A Computational Model of Deep Brain Stimulation for Parkinson’s Disease Tremor

Parkinson’s Disease (PD) is a progressive neurological disorder that is typically characterized by a range of motor dysfunctions and its impact extends beyond physical abnormalities into emotional well-being and cognitive symptoms. The loss of dopaminergic neurons in the Substantia nigra pars compacta (SNc) leads to an array of dysfunctions in the functioning of Basal Ganglia (BG) circuitry that manifests into PD. While active research is being carried out in finding the root cause of SNc cell deaths, various therapeutic techniques are prevalent to manage the symptoms of PD. The most common approach in managing the symptoms is replenishing the lost dopamine in the form of taking dopaminergic medications such as Levodopa amidst its long-term complications. Another commonly used intervention for PD is deep brain stimulation (DBS), which is a invasive technique where an electrode is surgically inserted into the skull and a high frequency current of appropriate characteristics is delivered to the brain region. DBS is most commonly used when levodopa medication efficacy reduces and also in combination with levodopa medication that will help reducing the required dosage of medication prolonging the therapeutic effect. DBS is also a go to option when motor complications such as dyskinesias emerge as a side effect of medication. Several studies have also reported that though DBS is found to be effective in suppressing severe motor symptoms such as tremor and rigidity, it has adverse effect on cognitive capabilities. Henceforth it is important to understand the exact mechanism of DBS in alleviating the motor symptoms.

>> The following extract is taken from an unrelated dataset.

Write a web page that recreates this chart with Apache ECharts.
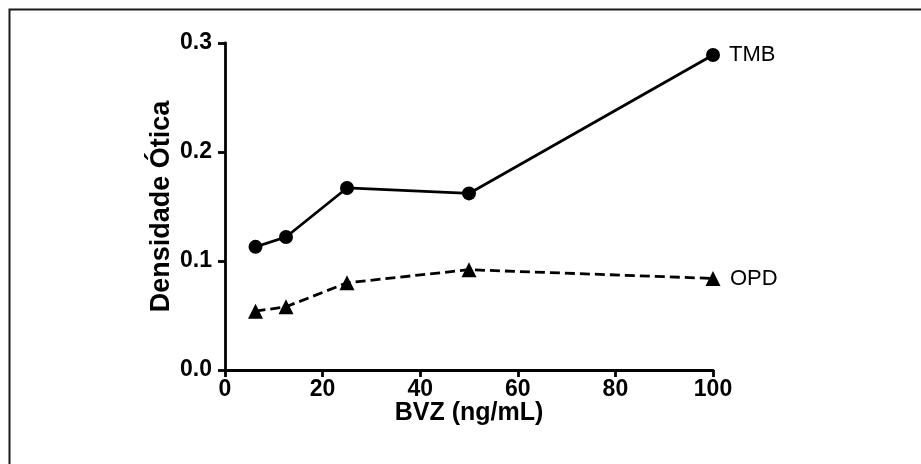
<!DOCTYPE html>
<html>
<head>
<meta charset="utf-8">
<script src="https://cdn.jsdelivr.net/npm/echarts@6/dist/echarts.min.js"></script>
<style>
html, body { margin: 0; padding: 0; background: #fff; }
#chart { width: 921px; height: 464px; }
</style>
</head>
<body>
<div id="chart"></div>
<script>
/*----- dados -----*/
var bvz = [6.25, 12.5, 25, 50, 100];
var tmb = [0.113, 0.122, 0.167, 0.162, 0.289];
var opd = [0.054, 0.058, 0.080, 0.092, 0.084];

function pairs(xs, ys){
	var out = [];
	for(var i = 0; i < xs.length; i++){
		out.push([xs[i], ys[i]]);
	}
	return out;
}

var font = 'Arial, "Liberation Sans", sans-serif';

var option = {
	animation: false,
	backgroundColor: '#fff',
	graphic: [{
		type: 'rect',
		shape: { x: 9.5, y: 9.5, width: 1000, height: 1000 },
		style: { fill: 'none', stroke: '#1a1a1a', lineWidth: 2 }
	}],
	grid: { left: 225, top: 43, right: 208, bottom: 94 },
	xAxis: {
		type: 'value',
		min: 0,
		max: 100,
		interval: 20,
		name: 'BVZ (ng/mL)',
		nameLocation: 'middle',
		nameMoveOverlap: false,
		nameGap: 31,
		nameTextStyle: { fontFamily: font, fontWeight: 'bold', fontSize: 25, color: '#000' },
		axisLine: { lineStyle: { color: '#000', width: 2.8 } },
		axisTick: { length: 7, lineStyle: { color: '#000', width: 2.8 } },
		axisLabel: { fontFamily: font, fontWeight: 'bold', fontSize: 23, color: '#000', margin: 8 },
		splitLine: { show: false }
	},
	yAxis: {
		type: 'value',
		min: 0,
		max: 0.3,
		interval: 0.1,
		name: 'Densidade Ótica',
		nameLocation: 'middle',
		nameMoveOverlap: false,
		nameGap: 50,
		nameTextStyle: { fontFamily: font, fontWeight: 'bold', fontSize: 27, color: '#000' },
		axisLine: { show: true, lineStyle: { color: '#000', width: 2.8 } },
		axisTick: { show: true, length: 7, lineStyle: { color: '#000', width: 2.8 } },
		axisLabel: {
			fontFamily: font, fontWeight: 'bold', fontSize: 23, color: '#000', margin: 13,
			formatter: function(v){ return v.toFixed(1); }
		},
		splitLine: { show: false }
	},
	series: [
		{
			name: 'TMB',
			type: 'line',
			data: pairs(bvz, tmb),
			symbol: 'circle',
			symbolSize: 14,
			itemStyle: { color: '#000' },
			lineStyle: { color: '#000', width: 2.8 },
			endLabel: { show: true, formatter: '{a}', fontFamily: font, fontSize: 22, color: '#000', distance: 16 }
		},
		{
			name: 'OPD',
			type: 'line',
			data: pairs(bvz, opd),
			symbol: 'triangle',
			symbolSize: 15,
			itemStyle: { color: '#000' },
			lineStyle: { color: '#000', width: 2.8, type: [10, 5] },
			endLabel: { show: true, formatter: '{a}', fontFamily: font, fontSize: 22, color: '#000', distance: 17 }
		}
	]
};
echarts.init(document.getElementById('chart')).setOption(option, true);
</script>
</body>
</html>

A computational model of DBS stimulation for motor symptoms will offer great insights in understanding the mechanisms underlying the DBS and in this line in our current study we model a cortico-basal ganglia circuitry of arm reaching where we simulate healthy controls (HC) and PD symptoms as well as the DBS effect on the PD tremor. With DBS current characteristics of 220 pA, 130 Hz and 100 microseconds pulse-width we were able to see maximum therapeutic effect using our model. This model can be extended to accommodate cognitive dynamics in future so as to study the impact of DBS on cognitive symptoms and optimizing the parameters to get optimal performance effect across modalities.